Отложить Отложено Подписаться Вы подписаны
Пианино пришло перед самым праздником Суккот. Мои родители незадолго до этого приехали в Израиль, и это был их багаж, приехавший морем и отправленный к ним, и только пианино высадили здесь, у нашего подъезда. До этого были долгие, страстные и бестолковые разговоры с конторой, ведающей доставкой: может, Сохнут или порт, или уже не помню что. Но, в конце концов, в один из дней пианино выгрузили перед нашим подъездом — в немыслимом деревянном ящике, похожем на саркофаг. Я и тогда не совсем точно знала, как должен выглядеть саркофаг, да и сейчас, через двадцать лет после этих событий, положение не улучшилось, но мне казалось, что именно так он должен выглядеть.
Трейлер, развозивший семьям их багаж и доставивший это немыслимое дело, отчалил, громыхая, во мрак ночи. Давид — мой муж — и я внимательно посмотрели друг на друга, ища ответа на простой вопрос: и что нам сейчас с этим делать?
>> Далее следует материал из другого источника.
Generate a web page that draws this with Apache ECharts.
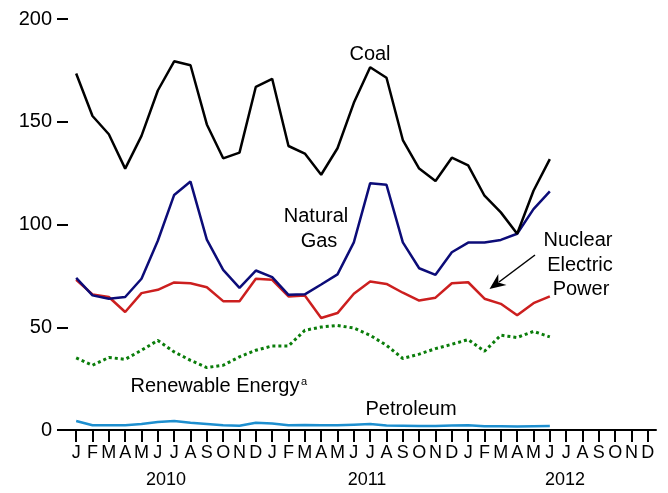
<!DOCTYPE html>
<html><head><meta charset="utf-8">
<script src="https://cdn.jsdelivr.net/npm/echarts@6/dist/echarts.min.js"></script>
<style>html,body{margin:0;padding:0;background:#fff}#c{width:668px;height:493px}</style>
</head><body><div id="c"></div>
<script>
const monthLetters = ['J','F','M','A','M','J','J','A','S','O','N','D'];
const months = monthLetters.concat(monthLetters, monthLetters);
const years = ['2010','2011','2012'];
const yTicks = [0, 50, 100, 150, 200];
const coal = [173.5,152.8,143.9,127.2,143.1,165.2,179.4,177.5,148.7,132.2,135,167,170.9,138.2,134.5,124.2,137.1,159.2,176.5,171.4,141.1,127.2,121.2,132.5,128.8,114,105.9,95.5,116.4,131.8];
const naturalGas = [74,65.5,63.9,64.7,73.6,92.1,114.4,120.9,92.6,77.9,69.2,77.6,74.4,65.8,66,70.8,75.7,91.3,120.1,119.3,91.3,78.7,75.5,86.5,91.2,91.2,92.5,95.5,107.5,116.1];
const nuclear = [73.1,66,64.7,57.4,66.6,68.2,71.8,71.4,69.5,62.7,62.6,73.6,73.1,65,65.5,54.5,56.9,66.3,72.3,71.1,66.8,63,64.4,71.4,71.9,63.9,61.4,55.8,61.7,65];
const renewable = [35.1,31.5,35.3,34.4,38.8,43.6,38,33.9,30.4,31.5,35.6,38.8,40.9,40.9,48.5,50.1,50.9,49.6,46.1,41.2,34.8,36.9,39.6,41.7,44,38.3,46.1,45,48,45.3];
const petroleum = [4.4,2.3,2.3,2.3,2.9,3.9,4.4,3.5,2.9,2.3,2.1,3.5,3.2,2.3,2.4,2.3,2.3,2.6,2.9,2.2,2.1,2.0,2.0,2.2,2.3,1.8,1.8,1.7,1.8,1.9];

const FONT = 'Liberation Sans, Arial, sans-serif';
const chart = echarts.init(document.getElementById('c'), null, {renderer: 'canvas'});

function mkLine(name, data, color, extra) {
  return Object.assign({
    name, type: 'line', data, symbol: 'none', smooth: false, animation: false,
    lineStyle: {color, width: 2.5}
  }, extra || {});
}

const txt = (x, y, text, size, align) => ({
  type: 'text', x, y, silent: true,
  style: {text, fill: '#000', font: (size || 20) + 'px ' + FONT, textAlign: align || 'center', textVerticalAlign: 'middle'}
});

chart.setOption({
  animation: false,
  backgroundColor: '#fff',
  grid: {left: 68, right: 12, top: 19, bottom: 63, containLabel: false},
  xAxis: {
    type: 'category', data: months, boundaryGap: true,
    axisLine: {show: true, lineStyle: {color: '#000', width: 2}},
    axisTick: {show: true, alignWithLabel: true, interval: 0, length: 12, lineStyle: {color: '#000', width: 2}},
    axisLabel: {interval: 0, color: '#000', fontFamily: FONT, fontSize: 18, margin: 14},
    splitLine: {show: false}
  },
  yAxis: {
    type: 'value', min: yTicks[0], max: yTicks[yTicks.length - 1], interval: 50,
    axisLine: {show: false},
    axisTick: {show: true, length: 11, lineStyle: {color: '#000', width: 2}},
    axisLabel: {color: '#000', fontFamily: FONT, fontSize: 20, margin: 16},
    splitLine: {show: false}
  },
  series: [
    mkLine('Petroleum', petroleum, '#1e8fcf'),
    mkLine('Renewable Energy', renewable, '#0a7d0a', {lineStyle: {color: '#0a7d0a', width: 3, type: [3, 3]}}),
    mkLine('Nuclear Electric Power', nuclear, '#cc1f1f'),
    mkLine('Natural Gas', naturalGas, '#0c0c78'),
    mkLine('Coal', coal, '#000000')
  ],
  graphic: [
    txt(166, 480, years[0], 18),
    txt(367, 480, years[1], 18),
    txt(565, 480, years[2], 18),
    txt(370, 54, 'Coal'),
    txt(316, 216, 'Natural'),
    txt(319, 241, 'Gas'),
    txt(578, 240, 'Nuclear'),
    txt(580, 265, 'Electric'),
    txt(581, 289, 'Power'),
    txt(215, 386, 'Renewable Energy'),
    txt(301, 382, 'a', 11, 'left'),
    txt(411, 409, 'Petroleum'),
    {type: 'line', silent: true, shape: {x1: 535, y1: 255, x2: 499, y2: 282}, style: {stroke: '#000', lineWidth: 1.5}},
    {type: 'polygon', silent: true, shape: {points: [[489.5, 289], [506.5, 285.1], [498.4, 282.5], [498.3, 273.9]]}, style: {fill: '#000'}}
  ]
});
</script>
</body></html>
Время — полвторого ночи. Оставить внизу у подъезда? Пианино всё же, как вот так взять и — оставить? К тому же, оно проделало такой путь по морю, как-то неловко… и даже, можно сказать, безответственно. Взять домой? Немыслимо! Квартира на третьем этаже, все грузчики давно спят.
Пианино стояло темной громадой в неверном свете южной ночи, угрожало, ждало пристанища и обвиняло в бездействии.
Рожденная отчаянием, как оно всегда бывает, мужу пришла блестящая в своем безумии идея. Он сбегал домой, захватил черную гуашь, и, стоя так, чтобы свет луны падал через плечо, а его тень падала на подъездную дорожку, начертал на деревянном саркофаге таинственный знак… который должен был отпугнуть воров на ближайшую ночь.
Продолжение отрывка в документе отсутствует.